Bahkan saat Allah menyuruhnya membuat bahtera, dengan detail-detail
rumit dan penuh aturan, respon Nuh cuma satu: Nuh melakukan semuanya
itu, tepat seperti yang diperintahkan Allah kepadanya (Kej 6:22)
Kadang
kita beranggapan bahwa Allah sering menyuruh kita melakukan hal-hal
yang sulit dan tidak masuk akal. Namun, Ia sendiri menjamin bahwa
perintah yang Ia sampaikan kepada kita tidaklah terlalu sukar
(Ulangan 30:11). Taat bukanlah soal sukar atau tidak, mustahil atau
tidak. Taat adalah perkara apakah hati kita mau atau tidak. Dari Nuh,
kita bisa belajar, bahwa kita seharusnya memberikan ketaatan yang
utuh kepada Allah. Bayangkan, kalau misalnya Nuh membuat bahtera
Allah secara asal, tanpa mengikuti ukuran-ukuran yang diberikan oleh
Allah, bisa dipastikan bahtera yang ia buat tidak akan bertahan di
tengah air bah.
Kita seharusnya taat dalam segala hal dan dalam segala keadaan.
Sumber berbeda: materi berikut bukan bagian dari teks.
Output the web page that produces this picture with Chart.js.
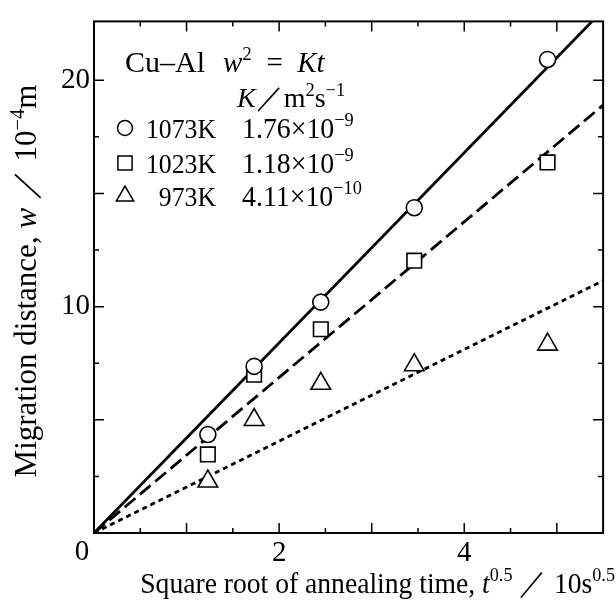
<!DOCTYPE html>
<html>
<head>
<meta charset="utf-8">
<script src="https://cdn.jsdelivr.net/npm/chart.js@4/dist/chart.umd.min.js"></script>
<style>
  html, body { margin: 0; padding: 0; background: #fff; }
  #wrap { width: 616px; height: 601px; }
</style>
</head>
<body>
<div id="wrap"><canvas id="chart" width="616" height="601"></canvas></div>
<script>
// data (x = t^0.5 / 10 s^0.5, y = w / 1e-4 m)
var sqrtTime = [1.23, 1.73, 2.45, 3.46, 4.9];
var w1073 = [4.35, 7.36, 10.2, 14.37, 20.92];
var w1023 = [3.47, 6.99, 9.0, 12.03, 16.37];
var w973 = [2.28, 5.0, 6.6, 7.42, 8.33];

// straight lines w = sqrt(K t), endpoints read at x = 0 and x = 5.5
var fitX = [0, 5.5];
var fit1073 = [0, 23.1];
var fit1023 = [0, 18.9];
var fit973 = [0, 11.15];

var xTicks = [2, 4];
var yTicks = [10, 20];

var serif = "'Liberation Serif', 'DejaVu Serif', serif";

function pts(xs, ys) {
    return xs.map(function (x, i) { return { x: x, y: ys[i] }; });
}

function markerSet(label, ys, style, r) {
    return {
        label: label,
        data: pts(sqrtTime, ys),
        showLine: false,
        pointStyle: style,
        pointRadius: r,
        pointBorderWidth: 1.6,
        pointBorderColor: '#000',
        pointBackgroundColor: '#fff',
        order: 0
    };
}

function fitSet(ys, dash) {
    return {
        data: pts(fitX, ys),
        showLine: true,
        borderColor: '#000',
        borderWidth: 2.8,
        borderDash: dash,
        pointRadius: 0,
        fill: false,
        order: 1
    };
}

// rich text: parts = [[text, italic, sup]], sx = horizontal squeeze
function setFont(ctx, p, size) {
    var s = p[2] ? size * 0.66 : size;
    ctx.font = (p[1] ? 'italic ' : '') + s + 'px ' + serif;
}

function drawRich(ctx, parts, x, y, size, align, sx) {
    sx = sx || 1;
    var w = 0;
    parts.forEach(function (p) { setFont(ctx, p, size); w += ctx.measureText(p[0]).width; });
    w *= sx;
    if (align === 'center') x -= w / 2;
    if (align === 'right') x -= w;
    ctx.save();
    ctx.translate(x, y);
    ctx.scale(sx, 1);
    ctx.textAlign = 'left';
    ctx.textBaseline = 'alphabetic';
    var cx = 0;
    parts.forEach(function (p) {
        setFont(ctx, p, size);
        ctx.fillText(p[0], cx, p[2] ? -size * 0.4 : 0);
        cx += ctx.measureText(p[0]).width;
    });
    ctx.restore();
}

function legendMark(ctx, style, r, x, y) {
    ctx.save();
    ctx.fillStyle = '#fff';
    ctx.strokeStyle = '#000';
    ctx.lineWidth = 1.5;
    Chart.helpers.drawPoint(ctx, { pointStyle: style, radius: r, rotation: 0, borderWidth: 1.5 }, x, y);
    ctx.restore();
}

var framePlugin = {
    id: 'frame',
    afterDraw: function (chart) {
        var ctx = chart.ctx;
        var a = chart.chartArea;
        var xs = chart.scales.x, ys = chart.scales.y;
        ctx.save();
        ctx.strokeStyle = '#000';
        ctx.lineWidth = 2;
        ctx.strokeRect(a.left, a.top, a.right - a.left, a.bottom - a.top);

        // inward ticks on all four sides
        ctx.lineWidth = 1.5;
        ctx.beginPath();
        xs.ticks.forEach(function (t) {
            var px = xs.getPixelForValue(t.value);
            if (t.value <= 0 || px >= a.right - 1) return;
            var len = (Math.abs(t.value - Math.round(t.value)) < 1e-6) ? 10 : 5;
            ctx.moveTo(px, a.bottom); ctx.lineTo(px, a.bottom - len);
            ctx.moveTo(px, a.top); ctx.lineTo(px, a.top + len);
        });
        ys.ticks.forEach(function (t) {
            var py = ys.getPixelForValue(t.value);
            if (t.value <= 0 || py <= a.top + 1) return;
            var len = (Math.abs(t.value / 5 - Math.round(t.value / 5)) < 1e-6) ? 10 : 5;
            ctx.moveTo(a.left, py); ctx.lineTo(a.left + len, py);
            ctx.moveTo(a.right, py); ctx.lineTo(a.right - len, py);
        });
        ctx.stroke();

        ctx.fillStyle = '#000';
        // shared origin label
        ctx.font = '29px ' + serif;
        ctx.textAlign = 'center';
        ctx.textBaseline = 'alphabetic';
        ctx.fillText('0', xs.getPixelForValue(0) - 12, ys.getPixelForValue(0) + 27);

        // axis titles
        drawRich(ctx, [['Square root of annealing time, ', false, false], ['t', true, false],
            ['0.5', false, true], [' \uFF0F 10s', false, false], ['0.5', false, true]],
            615, 593, 30, 'right', 0.92);

        ctx.save();
        ctx.translate(36, 281);
        ctx.rotate(-Math.PI / 2);
        drawRich(ctx, [['Migration distance, ', false, false], ['w', true, false],
            [' \uFF0F 10', false, false], ['\u22124', false, true], ['m', false, false]],
            0, 0, 31, 'center');
        ctx.restore();

        // key block
        drawRich(ctx, [['Cu\u2013Al', false, false]], 125, 72, 30, 'left');
        drawRich(ctx, [['w', true, false], ['2', false, true], ['\u2002=\u2002', false, false], ['Kt', true, false]], 223, 72, 29, 'left');
        drawRich(ctx, [['K', true, false], ['\uFF0F', false, false], ['m', false, false], ['2', false, true],
            ['s', false, false], ['\u22121', false, true]], 237, 107, 28, 'left');

        var rows = [
            ['circle', 7.5, 128, '1073K', ['1.76\u00D710', '\u22129']],
            ['rect', 10, 163, '1023K', ['1.18\u00D710', '\u22129']],
            ['triangle', 10, 196, '973K', ['4.11\u00D710', '\u221210']]
        ];
        rows.forEach(function (r) {
            legendMark(ctx, r[0], r[1], 125, r[2]);
            ctx.fillStyle = '#000';
            drawRich(ctx, [[r[3], false, false]], 216, r[2] + 10, 28, 'right', 0.92);
            drawRich(ctx, [[r[4][0], false, false], [r[4][1], false, true]], 242, r[2] + 10, 29, 'left', 0.96);
        });
        ctx.restore();
    }
};

var ctx = document.getElementById('chart').getContext('2d');
var myChart = new Chart(ctx, {
    type: 'scatter',
    data: {
        datasets: [
            fitSet(fit1073, []),
            fitSet(fit1023, [14, 6]),
            fitSet(fit973, [5, 4]),
            markerSet('1073K', w1073, 'circle', 8),
            markerSet('1023K', w1023, 'rect', 10.3),
            markerSet('973K', w973, 'triangle', 11.3)
        ]
    },
    options: {
        responsive: false,
        animation: false,
        layout: { padding: { top: 16, right: 8, left: 0, bottom: 0 } },
        plugins: {
            legend: { display: false },
            tooltip: { enabled: false }
        },
        scales: {
            x: {
                type: 'linear',
                min: 0,
                max: 5.5,
                grid: { display: false, drawTicks: false },
                border: { display: false },
                ticks: {
                    stepSize: 0.5,
                    autoSkip: false,
                    maxRotation: 0,
                    padding: 3,
                    color: '#000',
                    font: { family: serif, size: 29 },
                    callback: function (v) { return xTicks.indexOf(v) >= 0 ? String(v) : ''; }
                },
                afterFit: function (s) { s.height = 68; }
            },
            y: {
                min: 0,
                max: 22.6,
                grid: { display: false, drawTicks: false },
                border: { display: false },
                ticks: {
                    stepSize: 2.5,
                    autoSkip: false,
                    padding: 4,
                    color: '#000',
                    font: { family: serif, size: 29 },
                    callback: function (v) { return yTicks.indexOf(v) >= 0 ? String(v) : ''; }
                },
                afterFit: function (s) { s.width = 94; }
            }
        }
    },
    plugins: [framePlugin]
});
</script>
</body>
</html>
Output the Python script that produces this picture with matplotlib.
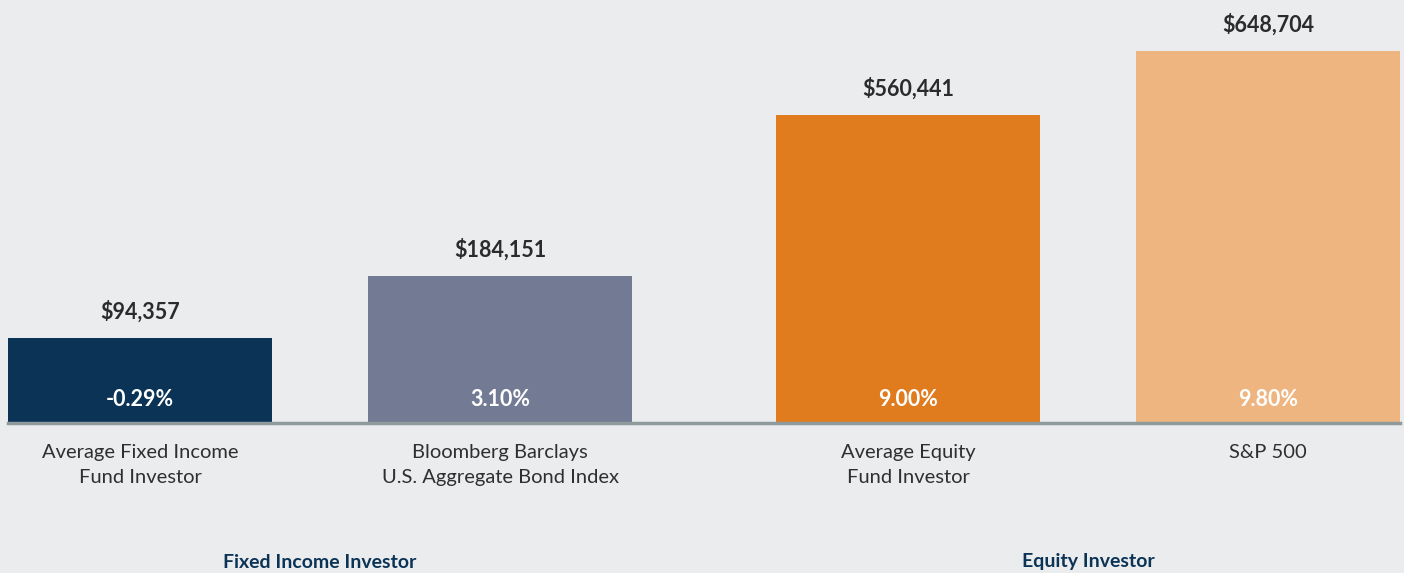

Ketaatan yang tidak seratus persen sama artinya dengan ketidaktaatan.
3.
Bergaul dengan Allah
Dalam
kejadian 6:9, Nuh disebutkan sebagai pria yang hidupnya bergaul
dengan Allah. Berbagai tuntutan kehidupan bisa saja membuat kita
sibuk setiap hari. Namun, belajar dari Nuh, kunci untuk dapat bergaul
dengan Allah adalah banyak melewatkan waktu di hadiratnya. W
aktu-waktu teduh dala m doa, pembacaan kitab suci, serta pujian dan
penyembahan seharusnya menjadi prioritas kita. Saat Nuh keluar dari
bahtera, hal pertama yang ia lakukan adalah membangun mezbah dan
mempersembahkan korban bakaran (Kej 8:20). Ia tahu bahwa ia perlu
mengawali segala sesuatu dengan datang kepada Allah.
Bergaul
dengan Allah membuat kita bisa mengenal Allah. Sekarang kita tahu
kenapa Nuh bisa memiliki iman yang demikian besar, untuk taat, sesuai
dengan petunjuk Allah tentang sesuatu yang belum kelihatan (Ibr
11:7). Jawabannya cuma satu, karena Nuh mengenal siapa Allahnya. Ia
tahu bahwa Allah tidak pernah berdusta. Ia tahu bahwa Firman Allah
adalah benar. Ia tahu bahwa saat Allah memberi perintah maka Ia juga
yang akan memampukan. Pengenalan akan Allah memberi Nuh pondasi yang
kuat untuk dapat hidup benar dan taat di hadapan Allah.
***
Ketika
Nuh hidup kudus, taat dan bergaul dengan Allah, kita tidak
benar-benar tahu seperti apa respon orang-orang di sekeliling Nuh
pada saat itu. Selama ini kita bisa menganggap Nuh ditertawakan,
dianggap aneh atau bahkan dikucilkan. Tapi, Alkitab sebenarnya tidak
menyebutkan semua hal itu. Hal ini mengingatkan kita bahwa pada
akhirnya ini adalah tentang kita dan Allah.
Dunia
bisa saja tidak memberi kita alasan untuk hidup benar, tapi Allah
seharusnya jadi satu- satunya alasan kita. Dunia bisa saja
menyepelekan kita karena kebenaran yang kita hidupi, tapi pada
akhirnya ini adalah tentang pendapat Allah mengenai kita. Dan Allah
telah memberikan pendapatnya mengenai Nuh, “sebab Engkaulah yang
Kulihat benar di hadapanKu di antara orang zaman ini.” (Kej 7:1)
Saat
ini kita diperhadapkan pada dua pilihan, membangkitkan penyesalan di
hati Allah seperti orang-orang yang sejaman dengan Nuh, atau mengukir
senyum di wajah Allah seperti yang telah dilakukan oleh Nuh.
Orang-orang pada jaman Nuh lebih memilih untuk mendukakan hati Allah
dan menuai penghukuman, namun Nuh telah menghabiskan hidupnya untuk
menyenangkan hati Allah, dan karena itu ia mendapatkan kasih karunia.
Sikap hidup kita menunjukkan yang mana pilihan kita.